Prato, 4 maggio 2022 - Grandi, grandissimi capitali frutto di evasione fiscale che vengono poi spostati all'estero: Prato è uno dei degli snodi centrali di questi traffici. Il Nucleo di Polizia economico-finanziaria della Guardia di Finanza di Prato ha concluso la prima fase di un’importante operazione (chiamata "Pluto") proprio in quest'ambito.
Le indagini, molto complesse, avviate di iniziativa e proseguite sotto la direzione della Procura pratese, sono partite da investigazioni proprie e dall’approfondimento di numerose segnalazioni di operazioni sospette ai fini antiriciclaggio pervenute dalla Banca d’Italia. È stata così individuata una famiglia cinese residente a Prato, i cui componenti – avvalendosi di prestanome – dal 2013 ad oggi hanno costituito ben 24 imprese fantasma al solo scopo di rastrellare, da altri connazionali attivi in tutta Italia - ingenti provviste di denaro frutto di evasione fiscale. Capitali che le ditte "fantasma" ricevevano sotto forma di corrispettivi di fatture per operazioni inesistenti emesse e che i componenti del nucleo familiare provvedevano poi a trasferire in Estremo Oriente, dopo aver trattenuto una percentuale per la prestazione di servizio resa.
Un fiume di denaro sporco verso la Cina
Le indagini hanno permesso di ricostruire - dal 2013 ad oggi - un flusso di denaro verso la Cina pari ad oltre 170 milioni di euro, tramite bonifici operati da conti correnti intestati alle ditte fantasma, in realtà gestiti dagli stessi componenti del gruppo criminale. Operazioni finanziarie non supportate da alcuna giustificazione.
Ditte fantasma: sedi-sgabuzzino e niente dipendenti
Le ditte investigate sono risultate avere sede in "bugigattoli" inutilizzati, non disporre né di lavoratori dipendenti né di strutture ed attrezzature e non avere mai operato importazioni di merci.
Ai prestanome compenso di 14mila euro
I formali titolari delle imprese, anch’essi di origine cinese e quasi tutti irreperibili, erano reclutati da una connazionale e, a fronte di un compenso in contanti di circa 14mila euro, mettevano a disposizione i propri documenti di riconoscimento per avviare le false attività imprenditoriali e aprire le posizioni bancarie.

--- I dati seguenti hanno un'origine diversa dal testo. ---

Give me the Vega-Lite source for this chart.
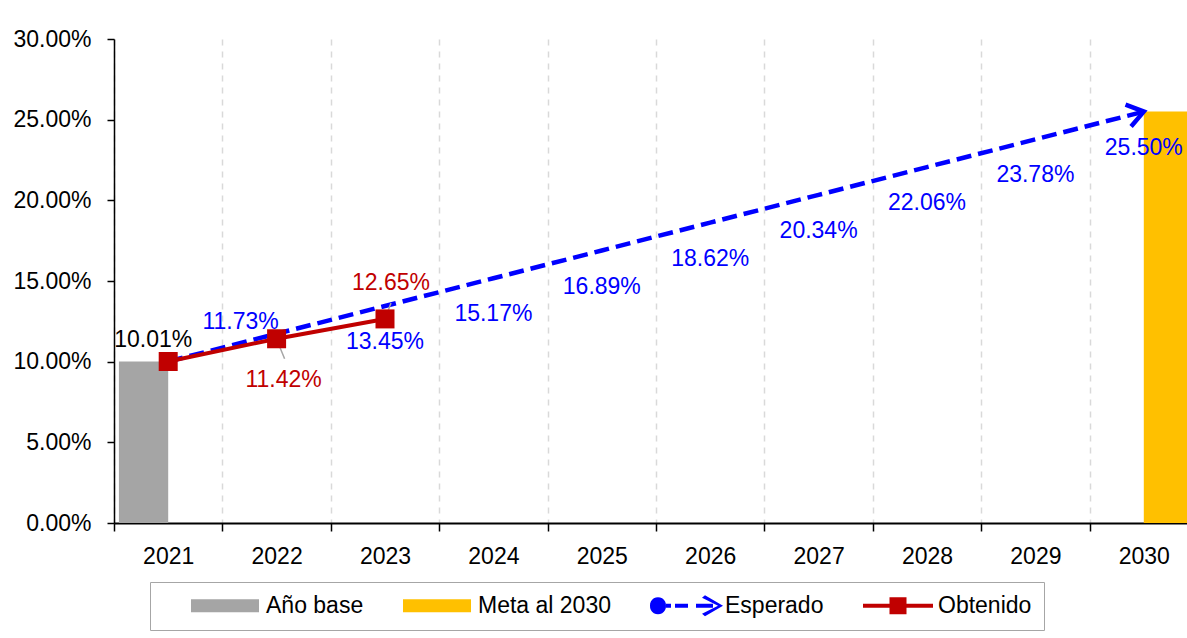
{
  "$schema": "https://vega.github.io/schema/vega-lite/v6.json",
  "width": 1073,
  "height": 484,
  "autosize": {"type": "none"},
  "padding": {"left": 114, "top": 39, "right": 0, "bottom": 115},
  "background": "white",
  "config": {
    "view": {"stroke": null},
    "font": "Liberation Sans",
    "text": {"font": "Liberation Sans"}
  },
  "data": {
    "values": [
      {"year": "2021", "serie": "Año base", "value": 0.1001},
      {"year": "2030", "serie": "Meta al 2030", "value": 0.255},
      {"year": "2021", "serie": "Esperado", "value": 0.1001},
      {"year": "2022", "serie": "Esperado", "value": 0.1173},
      {"year": "2023", "serie": "Esperado", "value": 0.1345},
      {"year": "2024", "serie": "Esperado", "value": 0.1517},
      {"year": "2025", "serie": "Esperado", "value": 0.1689},
      {"year": "2026", "serie": "Esperado", "value": 0.1862},
      {"year": "2027", "serie": "Esperado", "value": 0.2034},
      {"year": "2028", "serie": "Esperado", "value": 0.2206},
      {"year": "2029", "serie": "Esperado", "value": 0.2378},
      {"year": "2030", "serie": "Esperado", "value": 0.255},
      {"year": "2021", "serie": "Obtenido", "value": 0.1001},
      {"year": "2022", "serie": "Obtenido", "value": 0.1142},
      {"year": "2023", "serie": "Obtenido", "value": 0.1265}
    ]
  },
  "encoding": {
    "x": {
      "field": "year",
      "type": "ordinal",
      "scale": {
        "domain": ["2021", "2022", "2023", "2024", "2025", "2026", "2027", "2028", "2029", "2030"],
        "range": [0, 1084],
        "paddingInner": 0,
        "paddingOuter": 0
      },
      "axis": {
        "title": null,
        "tickBand": "extent",
        "grid": true,
        "gridDash": [6, 6],
        "gridColor": "#D9D9D9",
        "gridWidth": 1.5,
        "domainColor": "#000000",
        "domainWidth": 2,
        "tickColor": "#000000",
        "tickSize": 8,
        "tickWidth": 1.5,
        "labelAngle": 0,
        "labelFont": "Liberation Sans",
        "labelFontSize": 23,
        "labelColor": "#000000",
        "labelPadding": 14
      }
    },
    "y": {
      "field": "value",
      "type": "quantitative",
      "scale": {"domain": [0, 0.3], "nice": false, "zero": true},
      "axis": {
        "title": null,
        "values": [0, 0.05, 0.1, 0.15, 0.2, 0.25, 0.3],
        "format": ".2%",
        "grid": false,
        "domainColor": "#000000",
        "domainWidth": 1.5,
        "tickColor": "#000000",
        "tickSize": 7,
        "tickWidth": 1.5,
        "labelFont": "Liberation Sans",
        "labelFontSize": 23,
        "labelColor": "#000000",
        "labelPadding": 16
      }
    }
  },
  "layer": [
    {
      "transform": [{"filter": "datum.serie === 'Año base' || datum.serie === 'Meta al 2030'"}],
      "mark": {"type": "bar"},
      "encoding": {
        "xOffset": {
          "field": "serie",
          "scale": {"domain": ["Año base", "Meta al 2030"], "paddingInner": 0, "paddingOuter": 0.1}
        },
        "fill": {
          "field": "serie",
          "type": "nominal",
          "scale": {"domain": ["Año base", "Meta al 2030"], "range": ["#A5A5A5", "#FFC000"]},
          "legend": null
        }
      }
    },
    {
      "mark": {"type": "point", "filled": true, "opacity": 0},
      "encoding": {
        "color": {
          "field": "serie",
          "type": "nominal",
          "scale": {
            "domain": ["Año base", "Meta al 2030", "Esperado", "Obtenido"],
            "range": ["#A5A5A5", "#FFC000", "#0000FF", "#C00000"]
          },
          "legend": {
            "title": null,
            "orient": "none",
            "legendX": 36,
            "legendY": 543,
            "direction": "horizontal",
            "symbolSize": 49,
            "symbolOffset": 21,
            "symbolOpacity": 1,
            "symbolStrokeWidth": 0,
            "labelFont": "Liberation Sans",
            "labelFontSize": 23,
            "labelColor": "#000000",
            "labelOffset": 60,
            "columnPadding": 10,
            "padding": 12,
            "strokeColor": "#A6A6A6",
            "fillColor": "#FFFFFF",
            "encode": {"symbols": {"update": {"opacity": {"value": 1}}}}
          }
        },
        "shape": {
          "field": "serie",
          "type": "nominal",
          "scale": {
            "domain": ["Año base", "Meta al 2030", "Esperado", "Obtenido"],
            "range": [
              "M-1,-1.86H18.43V1.86H-1Z",
              "M-1,-1.86H18.43V1.86H-1Z",
              "M-1,0A2.29,2.29 0 1 0 3.57,0A2.29,2.29 0 1 0 -1,0ZM3.57,-0.6H5V0.6H3.57ZM6.14,-0.6H9.86V0.6H6.14ZM12.14,-0.6H17V0.6H12.14ZM13.86,-2.29L14.71,-3L19.86,0L14.71,3L13.86,2.29L18.43,0Z",
              "M-1,-0.6H19V0.6H-1ZM6.57,-2.43H11.43V2.43H6.57Z"
            ]
          },
          "legend": {
            "title": null,
            "orient": "none",
            "legendX": 36,
            "legendY": 543,
            "direction": "horizontal",
            "symbolSize": 49,
            "symbolOffset": 21,
            "symbolOpacity": 1,
            "symbolStrokeWidth": 0,
            "labelFont": "Liberation Sans",
            "labelFontSize": 23,
            "labelColor": "#000000",
            "labelOffset": 60,
            "columnPadding": 10,
            "padding": 12,
            "strokeColor": "#A6A6A6",
            "fillColor": "#FFFFFF",
            "encode": {"symbols": {"update": {"opacity": {"value": 1}}}}
          }
        }
      }
    },
    {
      "transform": [{"filter": "datum.serie === 'Esperado'"}],
      "mark": {"type": "line", "color": "#0000FF", "strokeWidth": 4.5, "strokeDash": [15, 7]}
    },
    {
      "transform": [{"filter": "datum.serie === 'Esperado' && datum.year === '2021'"}],
      "mark": {"type": "point", "shape": "circle", "size": 200, "filled": true, "color": "#0000FF", "opacity": 1}
    },
    {
      "transform": [{"filter": "datum.serie === 'Esperado' && datum.year === '2030'"}],
      "mark": {
        "type": "point",
        "shape": "M-1,-0.7L0,0L-1,0.7",
        "size": 1024,
        "filled": false,
        "color": "#0000FF",
        "stroke": "#0000FF",
        "strokeWidth": 4.5,
        "angle": -14.4,
        "opacity": 1,
        "strokeJoin": "miter",
        "strokeCap": "butt"
      }
    },
    {
      "transform": [{"filter": "datum.serie === 'Obtenido' && datum.year === '2022'"}],
      "mark": {"type": "rule", "color": "#A6A6A6", "strokeWidth": 1.5, "xOffset": 1, "yOffset": 3, "x2Offset": 8, "y2Offset": 20},
      "encoding": {
        "x": {"field": "year", "type": "ordinal", "bandPosition": 0.5},
        "x2": {"field": "year", "bandPosition": 0.5},
        "y2": {"field": "value"}
      }
    },
    {
      "transform": [{"filter": "datum.serie === 'Obtenido' && datum.year === '2023'"}],
      "mark": {"type": "rule", "color": "#A6A6A6", "strokeWidth": 1.5, "xOffset": 0, "yOffset": 0, "x2Offset": 6, "y2Offset": -16},
      "encoding": {
        "x": {"field": "year", "type": "ordinal", "bandPosition": 0.5},
        "x2": {"field": "year", "bandPosition": 0.5},
        "y2": {"field": "value"}
      }
    },
    {
      "transform": [{"filter": "datum.serie === 'Obtenido'"}],
      "mark": {
        "type": "line",
        "color": "#C00000",
        "strokeWidth": 4,
        "point": {"shape": "square", "size": 361, "filled": true, "color": "#C00000", "opacity": 1}
      }
    },
    {
      "transform": [{"filter": "datum.serie === 'Esperado' && datum.year === '2022'"}],
      "mark": {"type": "text", "font": "Liberation Sans", "fontSize": 23, "color": "#0000FF", "align": "center", "baseline": "middle", "dx": -36, "dy": -12},
      "encoding": {"text": {"field": "value", "type": "quantitative", "format": ".2%"}}
    },
    {
      "transform": [{"filter": "datum.serie === 'Esperado' && datum.year !== '2021' && datum.year !== '2022'"}],
      "mark": {"type": "text", "font": "Liberation Sans", "fontSize": 23, "color": "#0000FF", "align": "center", "baseline": "middle", "dx": 0, "dy": 36},
      "encoding": {"text": {"field": "value", "type": "quantitative", "format": ".2%"}}
    },
    {
      "transform": [{"filter": "datum.serie === 'Obtenido' && datum.year === '2022'"}],
      "mark": {"type": "text", "font": "Liberation Sans", "fontSize": 23, "color": "#C00000", "align": "center", "baseline": "middle", "dx": 7, "dy": 41},
      "encoding": {"text": {"field": "value", "type": "quantitative", "format": ".2%"}}
    },
    {
      "transform": [{"filter": "datum.serie === 'Obtenido' && datum.year === '2023'"}],
      "mark": {"type": "text", "font": "Liberation Sans", "fontSize": 23, "color": "#C00000", "align": "center", "baseline": "middle", "dx": 6, "dy": -36},
      "encoding": {"text": {"field": "value", "type": "quantitative", "format": ".2%"}}
    },
    {
      "transform": [{"filter": "datum.serie === 'Año base'"}],
      "mark": {"type": "text", "font": "Liberation Sans", "fontSize": 23, "color": "#000000", "align": "center", "baseline": "middle", "dx": -15, "dy": -22},
      "encoding": {"text": {"field": "value", "type": "quantitative", "format": ".2%"}}
    }
  ]
}
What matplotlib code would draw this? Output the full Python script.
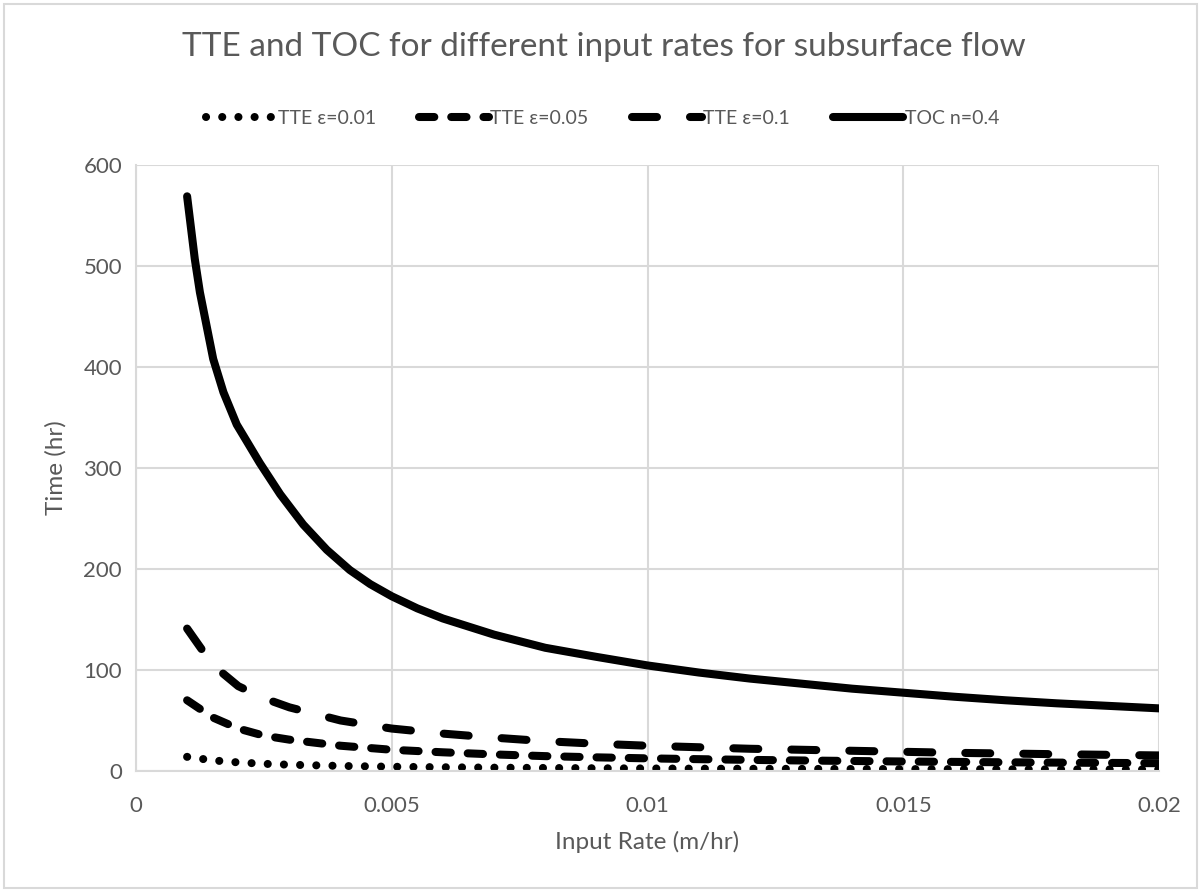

Nei confronti del cittadino cinese a capo del sodalizio, il Tribunale di Prato ha emesso una misura cautelare in carcere e ha disposto il contestuale sequestro per equivalente di beni fino all’ammontare di oltre 17 milioni di euro. Emissione di fatture per operazioni inesistenti, omessa e/o infedele presentazione della dichiarazione annuale ed omesso versamento dell’Iva i reati al momento contestati. Denunciato anche un italiano per esercizio abusivo della professione di intermediario immobiliare. Le indagini, ancora in corso, proseguono per raccogliere ulteriori elementi e confermare l’origine illecita dei proventi trasferiti in Cina e suffragare così l’ipotesi del reato di riciclaggio.